The function effective_prio() modifies the process' static priority. It returns a priority between 100 and 139 (MAX_RT_PRIO to MAX__PRIO-1). The process' static priority can be modified by up to 5 in either direction based on its previous CPU usage and time spent sleeping, but it always remains in this range. From the command line, we talk about the nice value of a process, which can range from +19 to -20 (lowest to highest priority). A nice priority of 0 corresponds to a static priority of 120.

Line 749

The process has its CPU attribute set to the current CPU.

Lines 951960

The overview of this code block is that the new process, or child, copies the scheduling information from its parent, which is current, and then inserts itself into the run queue in the appropriate place. We have finished our modifications of the run queue, so we unlock it. The following paragraph and Figure 3.13 discuss this process in more detail.

Figure 3.13. Run Queue Insertion

The pointer array points to a priority array in the run queue. If the current process isn't pointing to a priority array, it means that the current process has finished or is asleep. In that case, the current process' runlist field is not in the queue of the run queue's priority array, which means that the list_add_tail() operation (on line 955) would fail. Instead, we insert the newly created process using __activate_task(), which adds the new process to the queue without referring to its parent.

In the normal case, when the current process is waiting for CPU time on a run queue, the process is added to the queue residing at slot p->prio in the priority array. The array that the process was added to has its process counter, nr_active, incremented and the run queue has its process counter, nr_running, incremented. Finally, we unlock the run queue lock.

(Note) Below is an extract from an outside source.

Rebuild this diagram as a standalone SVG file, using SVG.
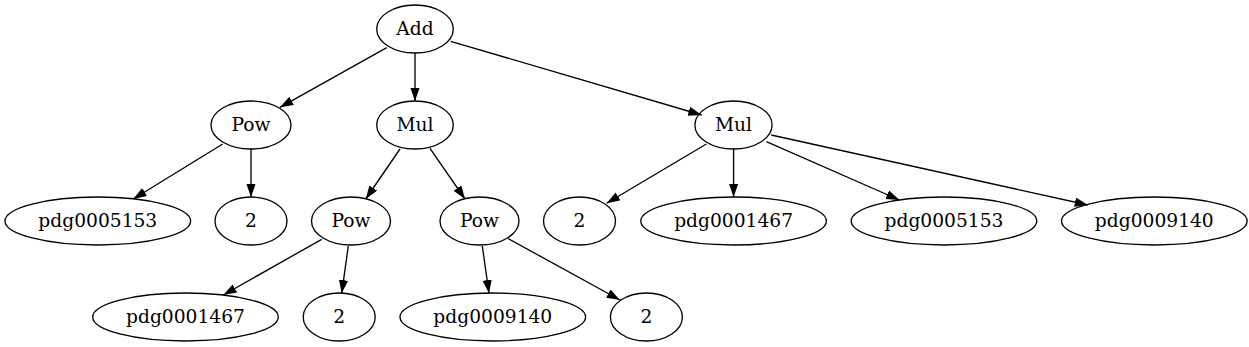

The case where the current process doesn't point to a priority array on the run queue is useful in seeing how the scheduler manages the run queue and priority array attributes.

 ----------------------------------------------------------------------- kernel/sched.c 366 static inline void __activate_task(task_t *p, runqueue_t *rq) 367 { 368   enqueue_task(p, rq->active); 369   rq->nr_running++; 370 } -----------------------------------------------------------------------

__activate_task() places the given process p on to the active priority array on the run queue rq and increments the run queue's nr_running field, which is the counter for total number of processes that are on the run queue.

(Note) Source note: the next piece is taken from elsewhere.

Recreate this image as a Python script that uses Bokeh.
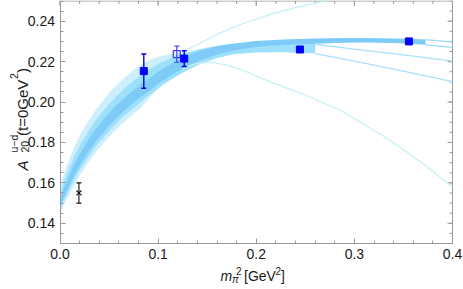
from math import pi
from bokeh.plotting import figure
from bokeh.models import Range1d, LinearAxis, FixedTicker, PrintfTickFormatter, Label
from bokeh.embed import file_html
from bokeh.resources import INLINE

# ---------------- data ----------------
# lattice points (filled squares)
pt_x = [0.0854, 0.1266, 0.2445, 0.3556]
pt_y = [0.2153, 0.2215, 0.2260, 0.2300]
pt_err = [0.0085, 0.0039, 0.0012, 0.0006]
# open square
open_x = [0.1190]
open_y = [0.2237]
open_err = [0.0040]
# physical point (cross)
phys_x = [0.0193]
phys_y = [0.1550]
phys_err = [0.0050]

# lightest band (shortest fit range)
outer_x = [0.0, 0.002, 0.005, 0.01, 0.0158, 0.022, 0.0294, 0.037, 0.0464, 0.055, 0.0634, 0.072, 0.0821, 0.092, 0.100, 0.112, 0.125]
outer_hi = [0.1565, 0.1612, 0.1660, 0.1725, 0.1790, 0.1850, 0.1910, 0.1965, 0.2024, 0.2072, 0.2110, 0.2148, 0.2185, 0.2210, 0.2224, 0.2236, 0.2250]
outer_lo = [0.1445, 0.1468, 0.1500, 0.1548, 0.1600, 0.1650, 0.1705, 0.1755, 0.1808, 0.1853, 0.1893, 0.1930, 0.1970, 0.2025, 0.2063, 0.2118, 0.2163]
# continuation of its edges
outer_up_x = [0.125, 0.135, 0.143, 0.160, 0.177, 0.194, 0.215, 0.240, 0.262, 0.280]
outer_up_y = [0.2250, 0.2272, 0.2291, 0.2335, 0.2370, 0.2401, 0.2435, 0.2467, 0.2492, 0.2510]
outer_dn_x = [0.125, 0.135, 0.143, 0.155, 0.170, 0.190, 0.211, 0.250, 0.286, 0.301, 0.337, 0.370, 0.400]
outer_dn_y = [0.2163, 0.2185, 0.2194, 0.2196, 0.2183, 0.2150, 0.2106, 0.2035, 0.1958, 0.1915, 0.1810, 0.1695, 0.1580]

# middle band
mid_x = [0.0, 0.002, 0.005, 0.01, 0.0158, 0.022, 0.0294, 0.037, 0.0464, 0.055, 0.0634, 0.072, 0.0821,
         0.092, 0.100, 0.112, 0.125, 0.143, 0.160, 0.177, 0.200, 0.228, 0.260]
mid_hi = [0.1535, 0.1576, 0.1620, 0.1681, 0.1743, 0.1800, 0.1859, 0.1913, 0.1970, 0.2017, 0.2056, 0.2094, 0.2131,
          0.2165, 0.2188, 0.2215, 0.2240, 0.2262, 0.2278, 0.2288, 0.2294, 0.2296, 0.2293]
mid_lo = [0.1461, 0.1488, 0.1522, 0.1572, 0.1626, 0.1677, 0.1733, 0.1784, 0.1837, 0.1883, 0.1923, 0.1960, 0.1999,
          0.2038, 0.2068, 0.2108, 0.2145, 0.2188, 0.2218, 0.2236, 0.2245, 0.2247, 0.2240]
mid_up_x = [0.260, 0.300, 0.350, 0.400]
mid_up_y = [0.2286, 0.2262, 0.2233, 0.2202]
mid_dn_x = [0.260, 0.300, 0.350, 0.400]
mid_dn_y = [0.2240, 0.2202, 0.2153, 0.2101]

# darkest band (longest fit range)
dark_x = [0.0, 0.002, 0.005, 0.01, 0.0158, 0.022, 0.0294, 0.037, 0.0464, 0.055, 0.0634, 0.072, 0.0821,
          0.092, 0.100, 0.112, 0.125, 0.143, 0.160, 0.177, 0.200, 0.228, 0.260, 0.290, 0.313, 0.340, 0.355, 0.3725]
dark_hi = [0.1510, 0.1547, 0.1587, 0.1645, 0.1704, 0.1759, 0.1817, 0.1870, 0.1926, 0.1972, 0.2011, 0.2049, 0.2087,
           0.2122, 0.2150, 0.2185, 0.2218, 0.2255, 0.2276, 0.2290, 0.2302, 0.2310, 0.2315, 0.2317, 0.2317, 0.2315, 0.2313, 0.2309]
dark_lo = [0.1475, 0.1504, 0.1540, 0.1592, 0.1648, 0.1700, 0.1756, 0.1808, 0.1862, 0.1908, 0.1947, 0.1985, 0.2024,
           0.2058, 0.2090, 0.2128, 0.2165, 0.2205, 0.2235, 0.2255, 0.2272, 0.2284, 0.2289, 0.2294, 0.2295, 0.2292, 0.2288, 0.2283]
dark_up_x = [0.3725, 0.400]
dark_up_y = [0.2309, 0.2296]
dark_dn_x = [0.3725, 0.400]
dark_dn_y = [0.2283, 0.2271]

x_major = [0.0, 0.1, 0.2, 0.3, 0.4]
x_minor = [round(i * 0.02, 4) for i in range(21)]
y_major = [0.14, 0.16, 0.18, 0.20, 0.22, 0.24]
y_minor = [round(0.13 + i * 0.005, 4) for i in range(25)]
X_LO, X_HI = 0.0, 0.4
Y_LO, Y_HI = 0.13, 0.25

# ---------------- geometry (pixels of the 463x289 page) ----------------
W, H = 463, 289
FX0, FX1 = 59.5, 452.0      # frame left/right
FY0, FY1 = 0.5, 243.0       # frame top/bottom
SX = (FX1 - FX0) / (X_HI - X_LO)
SY = (FY1 - FY0) / (Y_HI - Y_LO)

def px2x(px):
    return X_LO + (px - FX0) / SX

def py2y(py):
    return Y_HI - (py - FY0) / SY

FONT = "Liberation Sans"
GRAY = "#9a9a9a"
TXT = "#1a1a1a"

p = figure(width=W, height=H, x_range=Range1d(px2x(0), px2x(W)), y_range=Range1d(py2y(H), py2y(0)),
           output_backend="svg", toolbar_location=None,
           min_border_left=0, min_border_right=0, min_border_top=0, min_border_bottom=0,
           x_axis_location=None, y_axis_location=None)
p.background_fill_color = "white"
p.border_fill_color = "white"
p.outline_line_color = None
p.xgrid.visible = False
p.ygrid.visible = False

def style_axis(ax, ticks, minor, fmt, loc, bounds):
    ax.fixed_location = loc
    ax.bounds = bounds
    ax.ticker = FixedTicker(ticks=ticks, minor_ticks=minor)
    ax.formatter = PrintfTickFormatter(format=fmt)
    ax.axis_line_color = GRAY
    ax.major_tick_line_color = GRAY
    ax.minor_tick_line_color = GRAY
    ax.major_tick_in = 5
    ax.major_tick_out = 0
    ax.minor_tick_in = 3
    ax.minor_tick_out = 0
    ax.major_label_text_font = FONT
    ax.major_label_text_color = TXT
    ax.major_label_text_font_size = "14px"
    ax.major_label_standoff = 5

xax = LinearAxis()
yax = LinearAxis()
style_axis(xax, x_major, x_minor, "%.1f", Y_LO, (X_LO, X_HI))
style_axis(yax, y_major, y_minor, "%.2f", X_LO, (Y_LO, Y_HI))
p.add_layout(xax, "below")
p.add_layout(yax, "left")

# top and right frame edges with inward ticks
p.segment(x0=[X_LO, X_HI], y0=[Y_HI, Y_LO], x1=[X_HI, X_HI], y1=[Y_HI, Y_HI], line_color=GRAY, line_width=1)
p.segment(x0=x_major, y0=[Y_HI] * len(x_major), x1=x_major, y1=[Y_HI - 5 / SY] * len(x_major),
          line_color=GRAY, line_width=1)
p.segment(x0=x_minor, y0=[Y_HI] * len(x_minor), x1=x_minor, y1=[Y_HI - 3 / SY] * len(x_minor),
          line_color=GRAY, line_width=1)
p.segment(x0=[X_HI] * len(y_major), y0=y_major, x1=[X_HI - 5 / SX] * len(y_major), y1=y_major,
          line_color=GRAY, line_width=1)
p.segment(x0=[X_HI] * len(y_minor), y0=y_minor, x1=[X_HI - 3 / SX] * len(y_minor), y1=y_minor,
          line_color=GRAY, line_width=1)

# bands
p.varea(x=outer_x, y1=outer_lo, y2=outer_hi, fill_color="#cdeffc")
p.varea(x=mid_x, y1=mid_lo, y2=mid_hi, fill_color="#9de0fb")
p.varea(x=dark_x, y1=dark_lo, y2=dark_hi, fill_color="#7ecbf8")

# continuation lines
p.line(outer_up_x, outer_up_y, line_color="#c6eef9", line_width=1.2)
p.line(outer_dn_x, outer_dn_y, line_color="#c6eef9", line_width=1.2)
p.line(mid_up_x, mid_up_y, line_color="#a6e2f9", line_width=1.3)
p.line(mid_dn_x, mid_dn_y, line_color="#a6e2f9", line_width=1.3)
p.line(dark_up_x, dark_up_y, line_color="#9fd8f8", line_width=1.3)
p.line(dark_dn_x, dark_dn_y, line_color="#9fd8f8", line_width=1.3)

# error bars and points
def errbars(xs, ys, es, color, width=1.3):
    lo = [y - e for y, e in zip(ys, es)]
    hi = [y + e for y, e in zip(ys, es)]
    p.segment(x0=xs, y0=lo, x1=xs, y1=hi, line_color=color, line_width=width)
    p.scatter(x=xs, y=lo, marker="dash", size=5, line_color=color, line_width=width)
    p.scatter(x=xs, y=hi, marker="dash", size=5, line_color=color, line_width=width)

errbars(phys_x, phys_y, phys_err, "#111111", 1.1)
p.scatter(x=phys_x, y=phys_y, marker="x", size=7, line_color="#111111", line_width=1.1)

errbars(open_x, open_y, open_err, "#4444ff", 1.2)
p.scatter(x=open_x, y=open_y, marker="square", size=7, fill_color=None,
          line_color="#3a3aff", line_width=1.2)

errbars(pt_x, pt_y, pt_err, "#0000f0", 1.4)
p.scatter(x=pt_x, y=pt_y, marker="square", size=7, fill_color="#0000ff", line_color="#0000ff")

# ---------------- axis titles as rich text ----------------
def lab(text, px, py, size, angle=0.0, italic=False):
    p.add_layout(Label(x=px2x(px), y=py2y(py), text=text, angle=angle,
                       text_font=FONT, text_font_size=size, text_color=TXT,
                       text_font_style="italic" if italic else "normal",
                       text_align="left", text_baseline="alphabetic"))

# y title (rotated, reads upwards)
lab("A", 21.5, 170, "15px", angle=pi / 2, italic=True)
lab("20", 24.5, 152, "10.5px", angle=pi / 2)
lab("u\u2212d", 13.5, 152, "10.5px", angle=pi / 2)
lab("(t=0GeV", 21.5, 135.5, "15px", angle=pi / 2)
lab("2", 13.5, 78.5, "10.5px", angle=pi / 2)
lab(")", 21.5, 72.5, "15px", angle=pi / 2)

# x title
lab("m", 220, 275, "14px", italic=True)
lab("\u03c0", 231.5, 278.5, "10px", italic=True)
lab("2", 235.5, 270.5, "10px")
lab("[GeV", 243.5, 275, "14px")
lab("2", 275, 270, "10px")
lab("]", 280.5, 275, "14px")

open("out.html", "w").write(file_html(p, INLINE))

 ----------------------------------------------------------------------- kernel/sched.c 311 static void enqueue_task(struct task_struct *p, prio_array_t *array) 312 { 313   list_add_tail(&p->run_list, array->queue + p->prio); 314   __set_bit(p->prio, array->bitmap); 315   array->nr_active++; 316   p->array = array; 317 } -----------------------------------------------------------------------

Lines 311312

enqueue_task() takes a process p and places it on priority array array, while initializing aspects of the priority array.

Line 313

The process' run_list is added to the tail of the queue located at p->prio in the priority array.

Line 314

The priority array's bitmap at priority p->prio is set so when the scheduler runs, it can see that there is a process to run at priority p->prio.

Line 315

The priority array's process counter is incremented to reflect the addition of the new process.

Line 316

The process' array pointer is set to the priority array to which it was just added.

To recap, the act of adding a newly forked process is fairly straightforward, even though the code can be confusing because of similar names throughout the scheduler. A process is placed at the end of a list in a run queue's priority array at the slot specified by the process' priority. The process then records the location of the priority array and the list it's located in within its structure.